À la mort de sa mère la riche Américaine princesse Elisabeth de Lusignan, Natalie apprend qu’elle est la fille naturelle de Paul Mahl un riche juif ami de son père le prince de Lusignan. En plus d’être une bâtarde elle est donc confrontée au monde juif et sous la botte des nazis cela prend un tout autre sens que dans les salons du microcosme de l’aristocratie parisienne. Natalie n’était pas capable de se défendre d’un milieu oppressant, elle était faite pour une vie de salon à la Marcel Proust, auteur qu’elle découvre et qu’elle comprend. Sa rencontre avec la morphine lui sera fatale et lui enlèvera toutes ses forces. Quand la famille retourne à Paris , cette femme droguée est envahie de pulsions et de révoltes qu’elle n’arrive pas à assumer. Elle aurait voulu être plus courageuse et pouvoir répondre à sa petite fille en pleurs : « mais qu’est ce qu’on leur fait aux juifs , quand on les arrête ? » . Sa révolte se limitera à une sortie chez la princesse Murat :

« Les juifs sont devenus des morts-vivants, tout leur est interdit. Ils sont plus ostracisés que des lépreux au Moyen Age ! « .

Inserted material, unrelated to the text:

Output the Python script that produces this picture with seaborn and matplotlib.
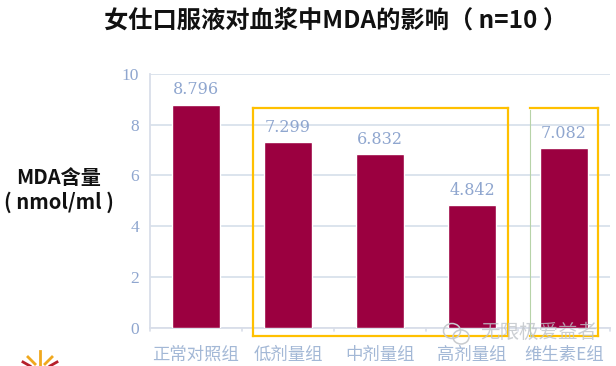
import matplotlib
matplotlib.use("Agg")
import matplotlib.pyplot as plt
import seaborn as sns
import pandas as pd
from matplotlib.patches import Ellipse
from matplotlib.lines import Line2D

title = "女仕口服液对血浆中MDA的影响（ n=10 ）"
ylabel_lines = ["MDA含量", "( nmol/ml )"]
groups = ["正常对照组", "低剂量组", "中剂量组", "高剂量组", "维生素E组"]
values = [8.796, 7.299, 6.832, 4.842, 7.082]
labels = ["8.796", "7.299", "6.832", "4.842", "7.082"]
yticks = [0, 2, 4, 6, 8, 10]
watermark = "无限极爱益者"

sns.set_theme(style="white")
plt.rcParams['font.family'] = ['Noto Sans CJK SC', 'DejaVu Sans']
W, H = 616, 366
fig = plt.figure(figsize=(W/100, H/100), dpi=100)
def fx(p): return p/W
def fy(p): return 1-p/H
left, right, top, bottom = 150, 610, 74, 327.5
ax = fig.add_axes([fx(left), fy(bottom), (right-left)/W, (bottom-top)/H])
df = pd.DataFrame({"group": groups, "value": values})
sns.barplot(data=df, x="group", y="value", color="#9B0040", width=0.525, saturation=1, ax=ax, zorder=3)
ax.set_xlim(-0.5, 4.5)
ax.set_ylim(0, 10)
ax.set_xlabel(""); ax.set_ylabel("")
ax.set_yticks(yticks)
ax.grid(axis="y", color="#D5DFEA", lw=1.2, zorder=0)
ax.set_axisbelow(True)
for s in ["top", "right"]:
    ax.spines[s].set_visible(False)
for s in ["left", "bottom"]:
    ax.spines[s].set_color("#D9DEE9"); ax.spines[s].set_linewidth(1.3)
ax.set_yticklabels([str(t) for t in yticks], fontsize=12.5, color="#8FA6CF", family="Liberation Serif")
ax.tick_params(axis="y", length=5, color="#D9DEE9", pad=3)
ax.tick_params(axis="x", length=0, pad=13)
ax.set_xticks(range(5))
ax.set_xticklabels(groups, fontsize=12.5, color="#A3B8D6")
for t in [i+0.5 for i in range(-1, 5)]:
    ax.plot([t, t], [0, -0.13], color="#D9DEE9", lw=1.2, clip_on=False)
for i, (v, l) in enumerate(zip(values, labels)):
    ax.annotate(l, (i, v), xytext=(0, 4.5), textcoords="offset points", ha="center", va="bottom",
                fontsize=11.5, color="#8FA6CF", family="DejaVu Serif")

fig.text(fx(336), fy(21), title, ha="center", va="center", fontsize=17.5, fontweight="bold", color="#111111")
fig.text(fx(59), fy(178), ylabel_lines[0], ha="center", va="center", fontsize=14.5, fontweight="bold", color="#111111")
fig.text(fx(59), fy(202), ylabel_lines[1], ha="center", va="center", fontsize=14.5, fontweight="bold", color="#111111")

def seg(x0, y0, x1, y1, c, lw):
    fig.add_artist(Line2D([fx(x0), fx(x1)], [fy(y0), fy(y1)], transform=fig.transFigure, color=c, lw=lw, zorder=5,
                          solid_capstyle="projecting"))
YEL = "#FFC000"
for a in [(253, 108, 508, 108), (508, 108, 508, 336), (253, 336, 508, 336), (253, 108, 253, 336),
          (530, 108, 598, 108), (598, 108, 598, 336), (530, 336, 598, 336)]:
    seg(*a, YEL, 1.6)
seg(530, 110, 530, 336, "#B7D3A8", 0.8)

fig.text(fx(539), fy(332), watermark, ha="center", va="center", fontsize=14, color="#BFC3C8", alpha=0.8, zorder=6)
for cx, cy, w, h in [(452, 331, 17, 15), (461, 337, 16, 14)]:
    fig.add_artist(Ellipse((fx(cx), fy(cy)), w/W, h/H, transform=fig.transFigure, fill=False, ec="#C8CBCF", lw=1.1, zorder=6))

# logo rays
for x0, y0, x1, y1, c in [(40, 366, 40, 351, "#F0A81E"), (35, 364, 28, 357, "#F0A81E"), (45, 364, 52, 357, "#F0A81E"),
                          (30, 366, 23, 362, "#B5202A"), (50, 366, 57, 362, "#B5202A")]:
    seg(x0, y0, x1, y1, c, 2)

fig.savefig("out.png", dpi=100)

Ambiance glaciale garantie, dans ce Paris mondain qui, comme Natalie me dégoûte quelque peu. Comme elle, et cela grâce au talent de Pauline Dreyfus , le grand écart se creuse entre les soucis des réceptions (quelle robe ? quel plat ? quelles conversations ?) et les familles juives qui disparaissent peu à peu. Comme Natalie, j’ai envie de les secouer tous ces Cocteau, Guitry invités chez les Murat, Noaille Trémoïles et autres… et leur demander s’ils savent répondre à cette petite fille en pleurs : « mais qu’est ce qu’on leur fait aux juifs , quand on les arrête ?« . Comme elle, je n’aurais peut-être pas eu le courage d’aller plus loin dans ma révolte que de ne plus traverser les Champs-Élysées interdits aux juifs ( tiens, je ne le savais pas !) et monter dans le dernier wagon du métro le seul autorisé aux juifs. Il me reste à parler du style de cette auteure, son sens de la formule est absolument admirable et drôle. C’est un livre qui se lit vite et qui fait du bien alors qu’il raconte une histoire bien triste et une époque abominable.

Citations

Les conventions

Pas un bal où elle ne s’affichât auprès du jeune André Mahl, au point de scandaliser les maîtresses de maison, ulcérées que la jeune fille préférât ce jeune homme « israélite » à tant d’autres jeunes gens dont le sang, était lui irréprochable. Natalie était certes la moins jolie des sœurs Lusignan, mais de là à « s enjuiver ». Tapie derrière les éventails, augmentée de points d’exclamation, la réprobation se propageait.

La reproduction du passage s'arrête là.